9.12 Assignment. This Agreement will not be assigned by any of the Parties (whether by operation of Law or otherwise) without
the prior written consent of the other Parties, except that Merger Sub may assign, in its sole discretion and without the consent
of any other Party, any or all of its rights, interests and obligations hereunder to (1) BioTime or (2) a wholly owned Subsidiary
of BioTime; provided that no such assignment will relieve BioTime or Merger Sub of any obligation or liability under this
Agreement. Subject to the preceding sentence, but without relieving any Party of any obligation hereunder, this Agreement will
be binding upon, inure to the benefit of and be enforceable by the Parties and their respective successors and assigns.
9.13 Enforcement; Remedies.
Except as otherwise expressly provided herein, any and all remedies herein expressly conferred upon a Party will be deemed cumulative
with and not exclusive of any other remedy conferred hereby, or by Law or equity upon such Party, and the exercise by a Party
of any one remedy will not preclude the exercise of any other remedy.
The Parties agree that irreparable injury will occur in the event that any of the provisions of this Agreement is not performed
in accordance with its specific terms or is otherwise breached. It is agreed that prior to the valid termination of this Agreement
pursuant to Article VIII, each Party will be entitled to an injunction or injunctions to prevent or remedy any breaches
or threatened breaches of this Agreement by any other Party, to a decree or Order of specific performance to specifically enforce
the terms and provisions of this Agreement and to any further equitable relief.

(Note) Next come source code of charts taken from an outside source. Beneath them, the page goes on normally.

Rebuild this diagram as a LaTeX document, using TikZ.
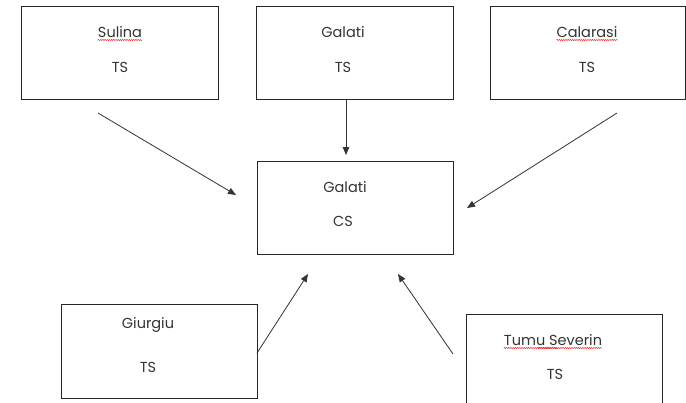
\documentclass[tikz,border=0pt]{standalone}
\usepackage{fontspec}
\setmainfont{Poppins}
\usetikzlibrary{arrows.meta,decorations.pathmorphing}
\begin{document}
\begin{tikzpicture}[x=1pt,y=-1pt,
  box/.style={draw=black!85,line width=0.9pt,rectangle,inner sep=0pt},
  lbl/.style={font=\fontsize{14.5}{16}\selectfont,text=black!80,inner sep=0pt,anchor=base},
  conn/.style={draw=black!80,line width=0.8pt,-{Triangle[length=8pt,width=6.5pt]}},
  squig/.style={draw=red!85,line width=0.5pt,decorate,decoration={snake,amplitude=0.6pt,segment length=2.2pt}}]
\useasboundingbox (0,0) rectangle (686,402);
\clip (0,0) rectangle (686,402);
\fill[white] (0,0) rectangle (686,402);
% boxes
\draw[box] (21,6) rectangle (218,99);
\draw[box] (256,6) rectangle (453,99);
\draw[box] (490,6) rectangle (685,99);
\draw[box] (257,161) rectangle (453,254);
\draw[box] (61,304) rectangle (257,398);
\draw[box] (466,314) rectangle (662,410);
% labels
\node[lbl] (tSul) at (120,37) {Sulina};
\node[lbl] (sSul) at (120,72) {TS};
\node[lbl] (tGalT) at (343,37) {Galati};
\node[lbl] (sGalT) at (343,72) {TS};
\node[lbl] (tCal) at (587,37) {Calarasi};
\node[lbl] (sCal) at (587,72) {TS};
\node[lbl] (tGalC) at (345,192) {Galati};
\node[lbl] (sGalC) at (343,226) {CS};
\node[lbl] (tGiu) at (148,328) {Giurgiu};
\node[lbl] (sGiu) at (148,372) {TS};
\node[lbl] (tTum) at (553,345) {Tumu Severin};
\node[lbl] (sTum) at (555,379) {TS};
% spell-check squiggles
\draw[squig] (tSul.base west) ++(0,3) -- (tSul.base east |- 0,40);
\draw[squig] (tCal.base west) ++(0,3) -- (tCal.base east |- 0,40);
\draw[squig] (tTum.base west) ++(0,3) -- ++(54,0);
\draw[squig] (tTum.base east) ++(-64,3) -- ++(64,0);
% connector end points
\coordinate (a1) at (98,113);  \coordinate (b1) at (236,195);
\coordinate (a2) at (346,99);  \coordinate (b2) at (346,155);
\coordinate (a3) at (617,113); \coordinate (b3) at (467,208);
\coordinate (a4) at (257,353); \coordinate (b4) at (308,274);
\coordinate (a5) at (453,354); \coordinate (b5) at (398,274);
\draw[conn] (a1) -- (b1);
\draw[conn] (a2) -- (b2);
\draw[conn] (a3) -- (b3);
\draw[conn] (a4) -- (b4);
\draw[conn] (a5) -- (b5);
\end{tikzpicture}
\end{document}
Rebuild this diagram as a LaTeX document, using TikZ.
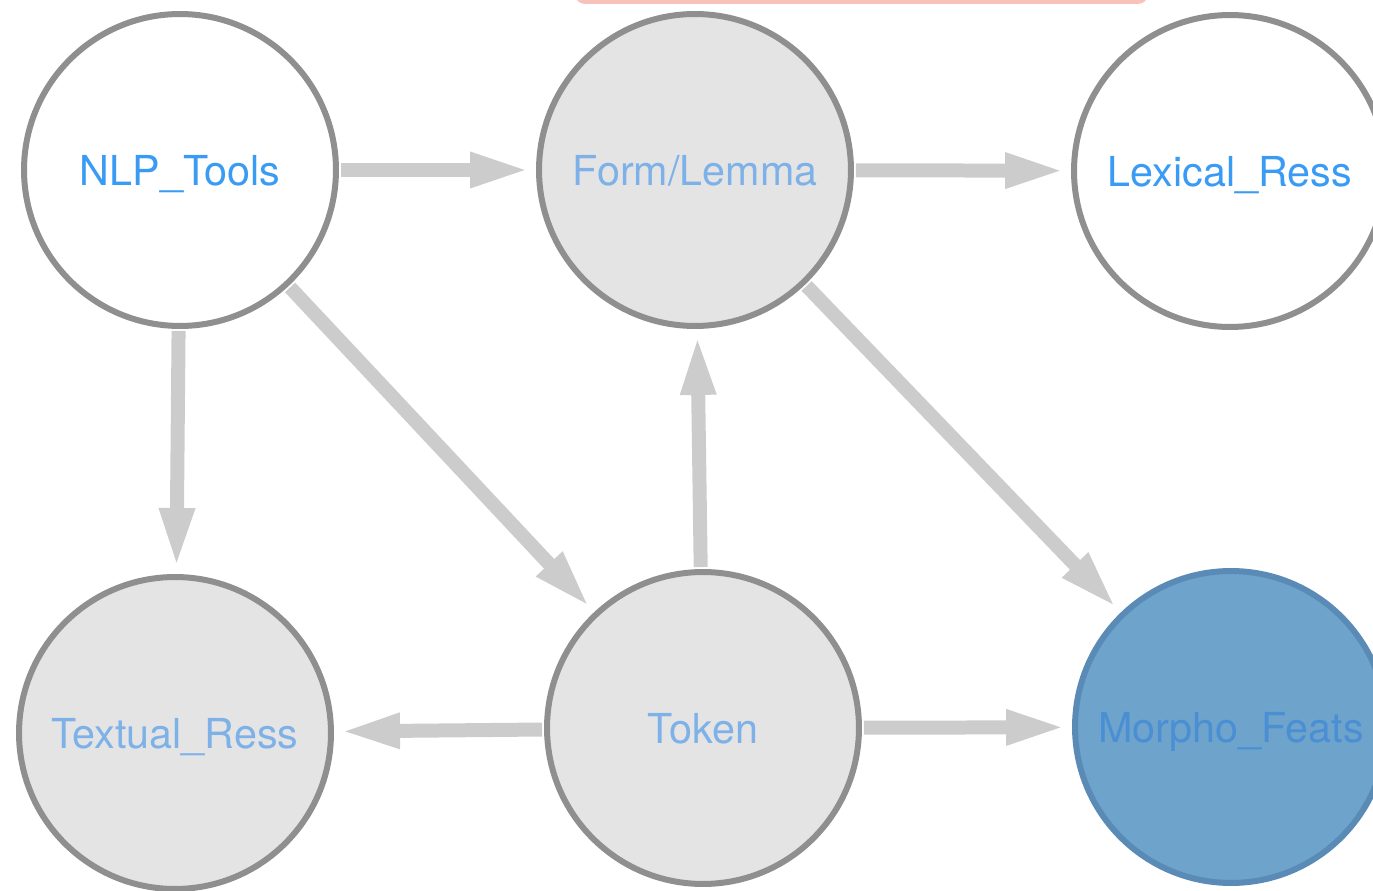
\documentclass[tikz,border=0pt]{standalone}
\usepackage{fontspec}
\setmainfont{TeX Gyre Heros}
\usetikzlibrary{arrows.meta}
\definecolor{ringgray}{HTML}{8F8F8F}
\definecolor{fillgray}{HTML}{E4E4E4}
\definecolor{linkgray}{HTML}{CCCCCC}
\definecolor{brightblue}{HTML}{3A9BF4}
\definecolor{paleblue}{HTML}{7DB1E8}
\definecolor{morphofill}{HTML}{6EA3CB}
\definecolor{morphoring}{HTML}{5A8BB6}
\definecolor{morphotext}{HTML}{4A8FD4}
\definecolor{pinkfill}{HTML}{F8C1B9}
\begin{document}
\begin{tikzpicture}[x=0.02cm, y=-0.02cm,
    ent/.style={circle, minimum size=6.24cm, line width=0.12cm, draw=ringgray,
        text height=21pt, text depth=3pt, font=\fontsize{23.5}{28}\selectfont},
    plain/.style={ent, fill=white, text=brightblue},
    shaded/.style={ent, fill=fillgray, text=paleblue},
    picked/.style={ent, fill=morphofill, draw=morphoring, text=morphotext},
    link/.style={draw=linkgray, line width=0.28cm,
        -{Triangle[length=1.2cm, width=0.64cm]}, shorten >=0.12cm, shorten <=0.04cm}]
    \useasboundingbox (0,0) rectangle (1373,891);
    \fill[pinkfill, rounded corners=0.2cm] (575,-40) rectangle (1148,4);
    \node[plain] (nlp) at (180,170) {NLP\_Tools};
    \node[shaded] (form) at (695,170) {Form/Lemma};
    \node[plain] (lex) at (1230,171) {Lexical\_Ress};
    \node[shaded] (text) at (175,733) {Textual\_Ress};
    \node[shaded] (tok) at (703,728) {Token};
    \node[picked] (morph) at (1231,727) {Morpho\_Feats};
    \draw[link] (nlp) -- (form);
    \draw[link] (form) -- (lex);
    \draw[link] (nlp) -- (text);
    \draw[link] (nlp) -- (tok);
    \draw[link] (tok) -- (form);
    \draw[link] (form) -- (morph);
    \draw[link] (tok) -- (text);
    \draw[link] (tok) -- (morph);
\end{tikzpicture}
\end{document}
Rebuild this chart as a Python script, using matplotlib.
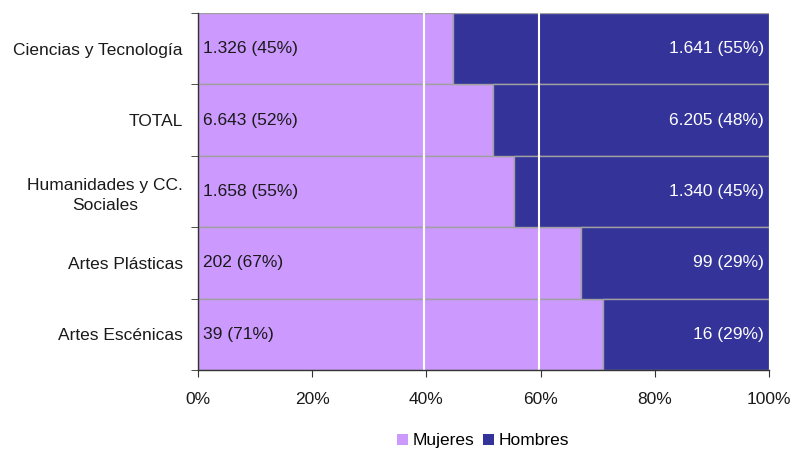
import matplotlib
matplotlib.use("Agg")
import matplotlib.pyplot as plt
import numpy as np

plt.rcParams['font.family'] = ['Liberation Sans', 'DejaVu Sans']

categories = ["Ciencias y Tecnología", "TOTAL", "Humanidades y CC.\nSociales",
              "Artes Plásticas", "Artes Escénicas"]
mujeres = [1326, 6643, 1658, 202, 39]
hombres = [1641, 6205, 1340, 99, 16]
mujeres_labels = ["1.326 (45%)", "6.643 (52%)", "1.658 (55%)", "202 (67%)", "39 (71%)"]
hombres_labels = ["1.641 (55%)", "6.205 (48%)", "1.340 (45%)", "99 (29%)", "16 (29%)"]
xticks = [0, 0.2, 0.4, 0.6, 0.8, 1.0]
xtick_labels = ["0%", "20%", "40%", "60%", "80%", "100%"]

c_muj = "#CC99FF"
c_hom = "#333399"
FS = 12.5

fig = plt.figure(figsize=(7.91, 4.5), dpi=100)
ax = fig.add_axes([198/791, 1 - 370/450, (769-198)/791, (370-13)/450])

muj = np.array(mujeres, float)
hom = np.array(hombres, float)
tot = muj + hom
fm = muj / tot
fh = hom / tot

n = len(categories)
y = np.arange(n)[::-1]

ax.barh(y, fm, height=1.0, color=c_muj, edgecolor="#a0a0a0", linewidth=1, label="Mujeres", zorder=2)
ax.barh(y, fh, left=fm, height=1.0, color=c_hom, edgecolor="#a0a0a0", linewidth=1, label="Hombres", zorder=2)

for xv in (0.395, 0.598):
    ax.axvline(xv, color="white", linewidth=1.5, zorder=3)

for yi, lm, lh in zip(y, mujeres_labels, hombres_labels):
    ax.text(0.008, yi, lm, ha="left", va="center", fontsize=FS, color="#1a1a1a", zorder=4)
    ax.text(0.991, yi, lh, ha="right", va="center", fontsize=FS, color="white", zorder=4)

ax.set_xlim(0, 1)
ax.set_ylim(-0.5, n - 0.5)
ax.set_xticks(xticks)
ax.set_xticklabels(xtick_labels, fontsize=FS)
ax.set_yticks(y)
ax.set_yticklabels(categories, fontsize=FS, color="#1a1a1a", multialignment="center",
                   linespacing=1.4)
ax.set_yticks(np.arange(-0.5, n, 1.0), minor=True)
ax.tick_params(axis="y", which="major", length=0, pad=11)
ax.tick_params(axis="y", which="minor", length=5, color="#333333")
ax.tick_params(axis="x", length=5, pad=11, color="#333333", labelcolor="#1a1a1a")

for s in ("top", "right"):
    ax.spines[s].set_visible(False)
for s in ("left", "bottom"):
    ax.spines[s].set_color("#333333")
    ax.spines[s].set_linewidth(1)
    ax.spines[s].set_zorder(5)

leg = ax.legend(loc="center", bbox_to_anchor=(0.5, 1 - (441 - 13) / 357), ncol=2,
                frameon=False, fontsize=FS, handlelength=0.6, handleheight=0.6,
                handletextpad=0.3, columnspacing=0.5, borderaxespad=0)
for h in leg.legend_handles:
    h.set_edgecolor("none")

fig.savefig("out.png", dpi=100)
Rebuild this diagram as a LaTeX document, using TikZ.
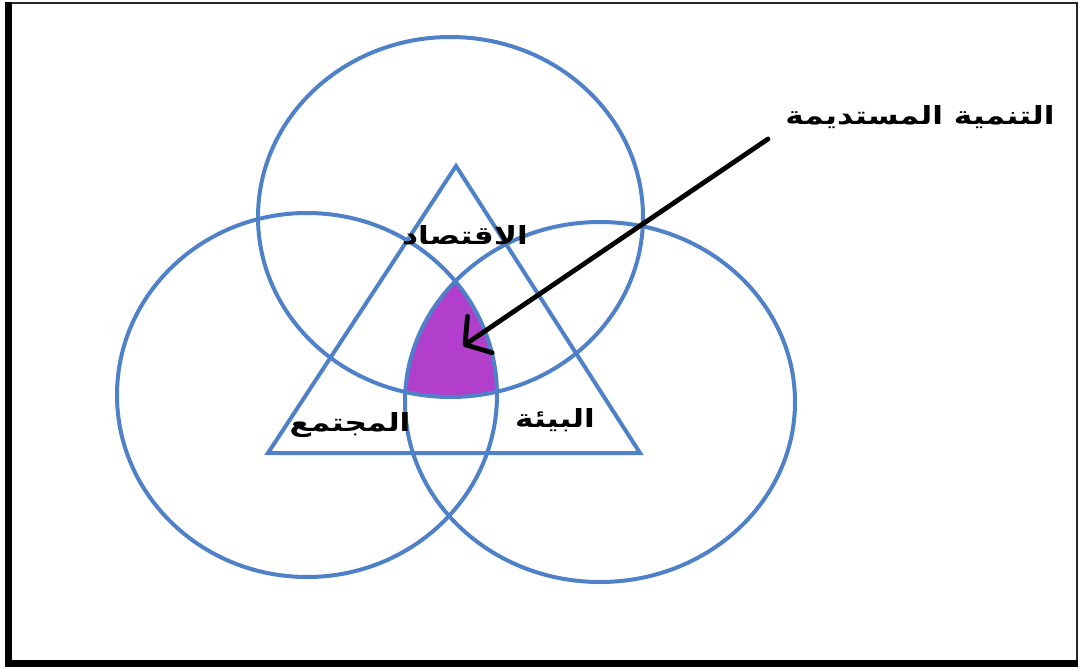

The Parties’ rights in this Section 9.13 are an integral part of the Transactions and each Party hereby waives any
objections to any remedy referred to in this Section 9.13 (including any objection on the basis that there is an adequate
remedy at Law or that an award of such remedy is not an appropriate remedy for any reason at Law or equity). For purposes of clarity,
each Party agrees that there is not an adequate remedy at Law for a breach of this Agreement by any Party. In the event any Party
seeks any remedy referred to in this Section 9.13, such Party will not be required to obtain, furnish, post or provide
any bond or other security in connection with or as a condition to obtaining any such remedy.